What you need to do | Copy each line of the material below that includes the string "this".

Exercise materials |
▼▼▼
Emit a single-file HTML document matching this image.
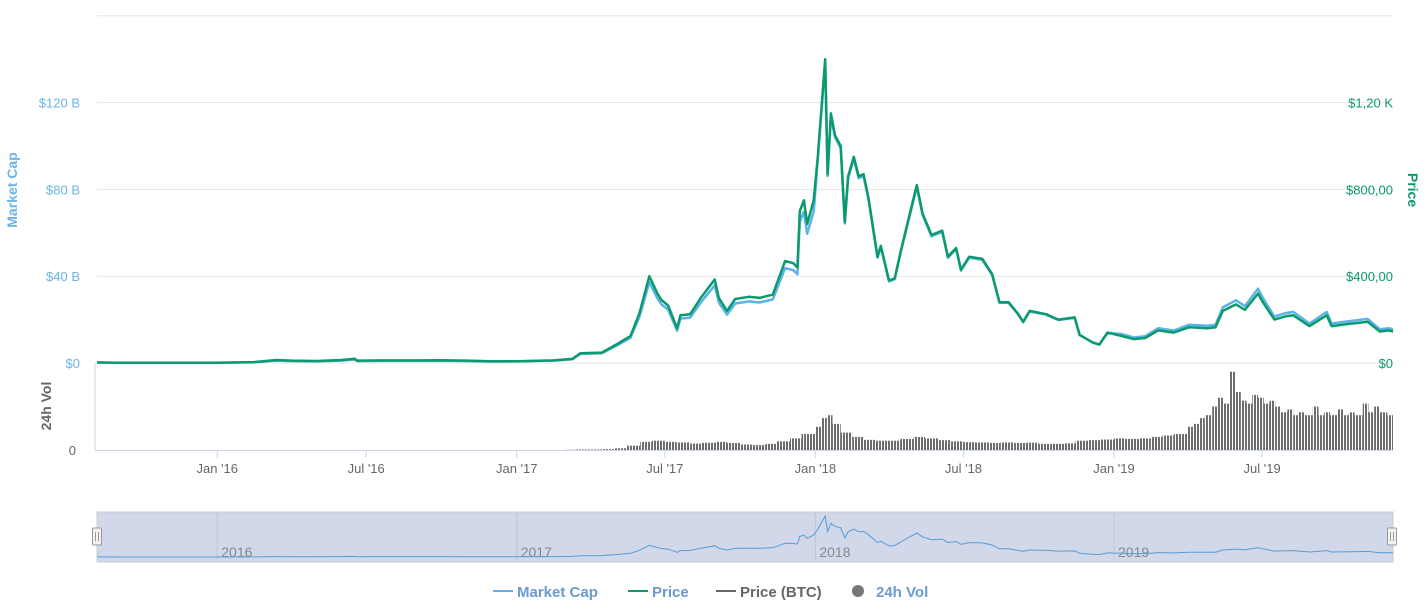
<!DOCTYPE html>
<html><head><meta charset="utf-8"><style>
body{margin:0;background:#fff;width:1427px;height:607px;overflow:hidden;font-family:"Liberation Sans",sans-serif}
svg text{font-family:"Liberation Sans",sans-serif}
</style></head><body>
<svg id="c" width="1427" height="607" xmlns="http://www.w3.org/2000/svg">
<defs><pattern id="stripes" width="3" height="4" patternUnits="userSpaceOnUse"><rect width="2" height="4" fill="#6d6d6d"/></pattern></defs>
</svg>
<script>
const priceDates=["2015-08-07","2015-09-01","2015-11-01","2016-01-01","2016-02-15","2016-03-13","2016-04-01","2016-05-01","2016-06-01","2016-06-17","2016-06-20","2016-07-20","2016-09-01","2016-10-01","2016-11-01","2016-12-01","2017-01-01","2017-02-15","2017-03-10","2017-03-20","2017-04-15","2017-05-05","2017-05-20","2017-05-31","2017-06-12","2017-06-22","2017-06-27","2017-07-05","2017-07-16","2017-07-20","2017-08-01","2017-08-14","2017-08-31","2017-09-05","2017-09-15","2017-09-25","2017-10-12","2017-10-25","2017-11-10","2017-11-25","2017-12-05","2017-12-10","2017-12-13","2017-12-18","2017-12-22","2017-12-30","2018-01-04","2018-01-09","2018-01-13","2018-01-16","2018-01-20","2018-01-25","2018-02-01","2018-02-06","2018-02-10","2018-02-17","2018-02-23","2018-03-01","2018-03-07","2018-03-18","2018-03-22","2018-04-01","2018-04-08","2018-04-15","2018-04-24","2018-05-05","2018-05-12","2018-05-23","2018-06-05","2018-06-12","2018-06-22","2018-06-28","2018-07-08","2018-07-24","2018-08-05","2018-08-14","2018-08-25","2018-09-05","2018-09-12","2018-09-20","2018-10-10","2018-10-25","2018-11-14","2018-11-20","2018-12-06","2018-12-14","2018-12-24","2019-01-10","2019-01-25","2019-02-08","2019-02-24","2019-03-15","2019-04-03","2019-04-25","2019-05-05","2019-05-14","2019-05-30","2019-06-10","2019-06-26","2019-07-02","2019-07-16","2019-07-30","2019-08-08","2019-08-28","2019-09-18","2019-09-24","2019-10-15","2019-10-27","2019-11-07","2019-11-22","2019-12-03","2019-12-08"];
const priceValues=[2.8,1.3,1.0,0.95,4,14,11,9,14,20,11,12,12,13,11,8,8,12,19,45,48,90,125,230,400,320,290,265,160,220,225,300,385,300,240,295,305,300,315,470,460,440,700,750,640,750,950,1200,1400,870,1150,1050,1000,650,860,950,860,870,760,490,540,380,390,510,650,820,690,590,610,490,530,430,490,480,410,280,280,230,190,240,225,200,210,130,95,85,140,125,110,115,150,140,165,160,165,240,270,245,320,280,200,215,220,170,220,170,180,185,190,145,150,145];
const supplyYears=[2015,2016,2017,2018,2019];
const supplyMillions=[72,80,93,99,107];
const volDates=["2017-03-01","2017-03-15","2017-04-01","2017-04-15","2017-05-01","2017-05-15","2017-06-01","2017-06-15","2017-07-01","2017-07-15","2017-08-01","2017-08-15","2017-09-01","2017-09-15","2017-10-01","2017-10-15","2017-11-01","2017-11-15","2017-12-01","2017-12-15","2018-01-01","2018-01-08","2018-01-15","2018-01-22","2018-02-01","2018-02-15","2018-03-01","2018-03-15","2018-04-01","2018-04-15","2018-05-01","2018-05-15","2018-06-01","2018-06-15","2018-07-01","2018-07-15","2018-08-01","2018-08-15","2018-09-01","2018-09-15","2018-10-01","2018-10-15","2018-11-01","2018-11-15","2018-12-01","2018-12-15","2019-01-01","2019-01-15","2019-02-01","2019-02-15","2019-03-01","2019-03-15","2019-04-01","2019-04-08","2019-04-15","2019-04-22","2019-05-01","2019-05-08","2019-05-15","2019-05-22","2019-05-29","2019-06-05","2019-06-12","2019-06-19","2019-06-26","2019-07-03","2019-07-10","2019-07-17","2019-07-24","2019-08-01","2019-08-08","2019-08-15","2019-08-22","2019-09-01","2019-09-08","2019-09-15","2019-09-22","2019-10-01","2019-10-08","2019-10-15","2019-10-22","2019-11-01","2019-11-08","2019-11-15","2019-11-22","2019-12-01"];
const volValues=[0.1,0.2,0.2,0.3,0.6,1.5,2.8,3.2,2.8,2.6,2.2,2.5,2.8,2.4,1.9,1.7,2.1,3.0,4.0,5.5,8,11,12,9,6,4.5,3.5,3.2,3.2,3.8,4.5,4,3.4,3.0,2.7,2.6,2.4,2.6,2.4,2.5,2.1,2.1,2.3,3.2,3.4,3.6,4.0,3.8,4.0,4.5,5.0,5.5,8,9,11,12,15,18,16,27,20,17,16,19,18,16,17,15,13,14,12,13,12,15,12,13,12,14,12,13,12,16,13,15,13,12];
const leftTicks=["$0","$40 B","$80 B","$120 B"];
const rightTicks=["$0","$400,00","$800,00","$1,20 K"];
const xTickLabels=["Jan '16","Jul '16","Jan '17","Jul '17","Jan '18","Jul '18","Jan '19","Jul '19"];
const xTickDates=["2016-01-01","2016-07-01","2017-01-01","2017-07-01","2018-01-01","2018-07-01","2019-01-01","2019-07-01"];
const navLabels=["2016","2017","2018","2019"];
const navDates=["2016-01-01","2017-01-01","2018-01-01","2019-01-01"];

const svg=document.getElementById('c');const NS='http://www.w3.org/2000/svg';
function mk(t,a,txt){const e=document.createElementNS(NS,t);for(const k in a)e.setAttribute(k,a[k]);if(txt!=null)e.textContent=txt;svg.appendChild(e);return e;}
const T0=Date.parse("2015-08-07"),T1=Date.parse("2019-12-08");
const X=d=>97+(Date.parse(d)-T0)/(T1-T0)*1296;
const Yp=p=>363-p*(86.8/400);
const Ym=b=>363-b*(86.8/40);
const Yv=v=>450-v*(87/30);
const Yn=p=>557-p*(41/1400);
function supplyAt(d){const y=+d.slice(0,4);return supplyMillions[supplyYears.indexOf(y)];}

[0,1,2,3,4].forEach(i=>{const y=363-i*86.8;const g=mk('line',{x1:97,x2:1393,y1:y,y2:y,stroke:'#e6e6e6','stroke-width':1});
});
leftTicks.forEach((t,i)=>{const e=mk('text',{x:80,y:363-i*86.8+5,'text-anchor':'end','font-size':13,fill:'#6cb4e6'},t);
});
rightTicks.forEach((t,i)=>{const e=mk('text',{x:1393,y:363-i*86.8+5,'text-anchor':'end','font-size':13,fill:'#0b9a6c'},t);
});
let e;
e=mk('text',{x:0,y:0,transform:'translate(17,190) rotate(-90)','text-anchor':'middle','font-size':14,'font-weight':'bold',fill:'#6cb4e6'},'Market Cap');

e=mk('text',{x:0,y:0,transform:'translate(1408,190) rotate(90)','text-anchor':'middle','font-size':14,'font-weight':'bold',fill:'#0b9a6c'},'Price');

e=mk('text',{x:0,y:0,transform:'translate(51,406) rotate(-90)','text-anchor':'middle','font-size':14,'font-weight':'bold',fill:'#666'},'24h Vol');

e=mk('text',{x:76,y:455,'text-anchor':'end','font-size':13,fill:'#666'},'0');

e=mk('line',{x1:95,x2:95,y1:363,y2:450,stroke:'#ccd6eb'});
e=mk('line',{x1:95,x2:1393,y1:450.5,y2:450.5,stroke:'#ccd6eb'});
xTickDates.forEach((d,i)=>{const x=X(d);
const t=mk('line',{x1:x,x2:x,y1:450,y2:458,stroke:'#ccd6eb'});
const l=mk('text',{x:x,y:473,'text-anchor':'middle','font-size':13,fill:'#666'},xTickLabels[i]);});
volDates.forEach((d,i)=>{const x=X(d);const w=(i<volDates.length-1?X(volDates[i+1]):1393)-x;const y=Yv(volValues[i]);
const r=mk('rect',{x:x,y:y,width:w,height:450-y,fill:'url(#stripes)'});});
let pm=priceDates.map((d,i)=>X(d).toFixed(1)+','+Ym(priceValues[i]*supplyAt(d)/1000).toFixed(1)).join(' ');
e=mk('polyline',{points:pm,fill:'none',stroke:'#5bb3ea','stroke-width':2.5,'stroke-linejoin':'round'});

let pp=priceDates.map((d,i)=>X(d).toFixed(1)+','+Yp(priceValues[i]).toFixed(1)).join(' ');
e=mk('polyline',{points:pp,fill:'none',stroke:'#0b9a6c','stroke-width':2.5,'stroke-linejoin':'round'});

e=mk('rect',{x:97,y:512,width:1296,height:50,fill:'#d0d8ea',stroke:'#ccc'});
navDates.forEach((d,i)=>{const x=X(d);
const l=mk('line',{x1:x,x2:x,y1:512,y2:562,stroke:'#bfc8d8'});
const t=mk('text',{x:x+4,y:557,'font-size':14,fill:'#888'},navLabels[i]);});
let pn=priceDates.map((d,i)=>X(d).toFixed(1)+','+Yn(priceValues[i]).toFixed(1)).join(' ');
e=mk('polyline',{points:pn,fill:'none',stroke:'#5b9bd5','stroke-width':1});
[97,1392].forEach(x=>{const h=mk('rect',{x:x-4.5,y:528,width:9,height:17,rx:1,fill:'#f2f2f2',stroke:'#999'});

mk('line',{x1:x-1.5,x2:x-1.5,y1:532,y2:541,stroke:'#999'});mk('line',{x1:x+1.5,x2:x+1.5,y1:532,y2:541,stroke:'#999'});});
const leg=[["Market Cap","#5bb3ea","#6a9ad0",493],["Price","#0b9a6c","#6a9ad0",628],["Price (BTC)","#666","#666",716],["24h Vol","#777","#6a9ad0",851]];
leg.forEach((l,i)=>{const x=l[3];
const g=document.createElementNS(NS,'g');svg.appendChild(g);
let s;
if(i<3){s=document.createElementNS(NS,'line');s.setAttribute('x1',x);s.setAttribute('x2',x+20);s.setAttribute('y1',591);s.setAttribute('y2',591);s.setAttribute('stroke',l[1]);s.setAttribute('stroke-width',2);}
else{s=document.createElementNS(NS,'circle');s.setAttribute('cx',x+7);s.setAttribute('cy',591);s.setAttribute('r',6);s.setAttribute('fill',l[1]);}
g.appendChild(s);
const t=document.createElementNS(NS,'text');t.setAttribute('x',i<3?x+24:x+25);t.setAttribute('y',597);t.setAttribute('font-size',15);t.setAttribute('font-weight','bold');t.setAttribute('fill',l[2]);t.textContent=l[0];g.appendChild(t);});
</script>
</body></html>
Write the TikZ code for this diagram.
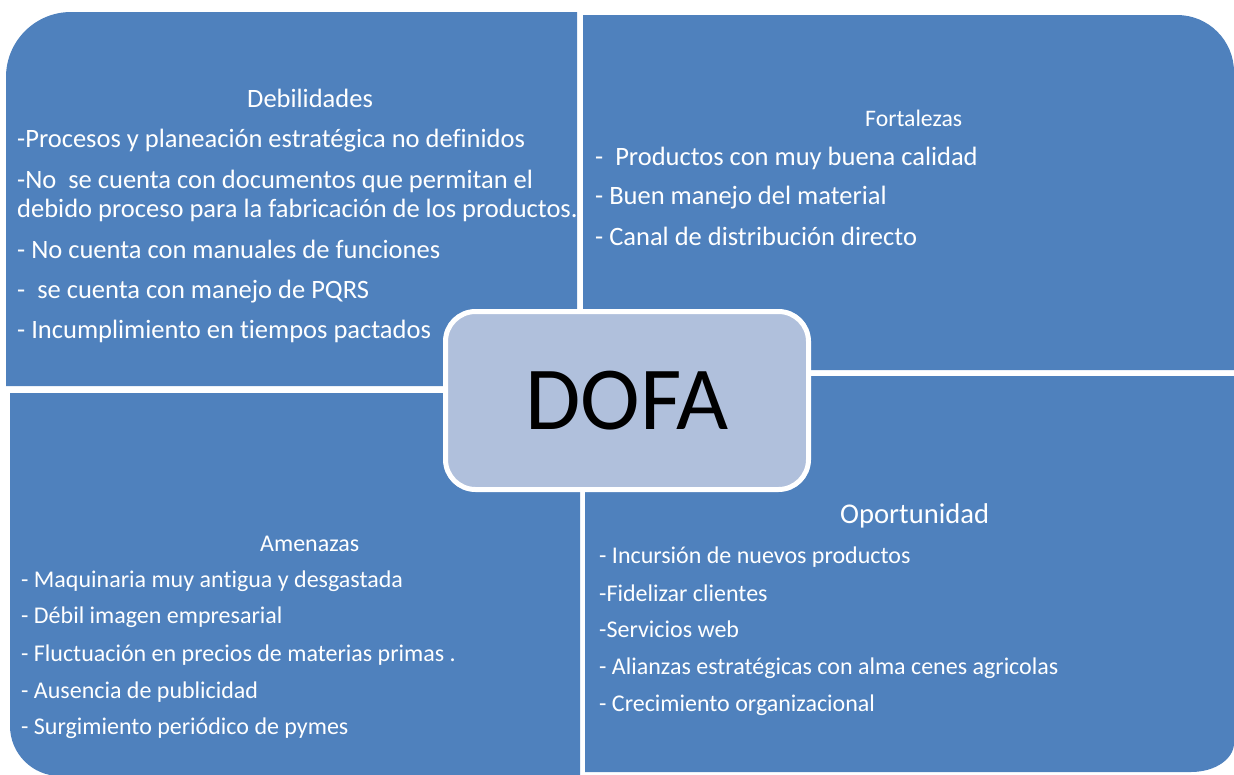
▲▲▲
The answer |
Emit a single-file HTML document matching this image.
Write the TikZ code for this diagram.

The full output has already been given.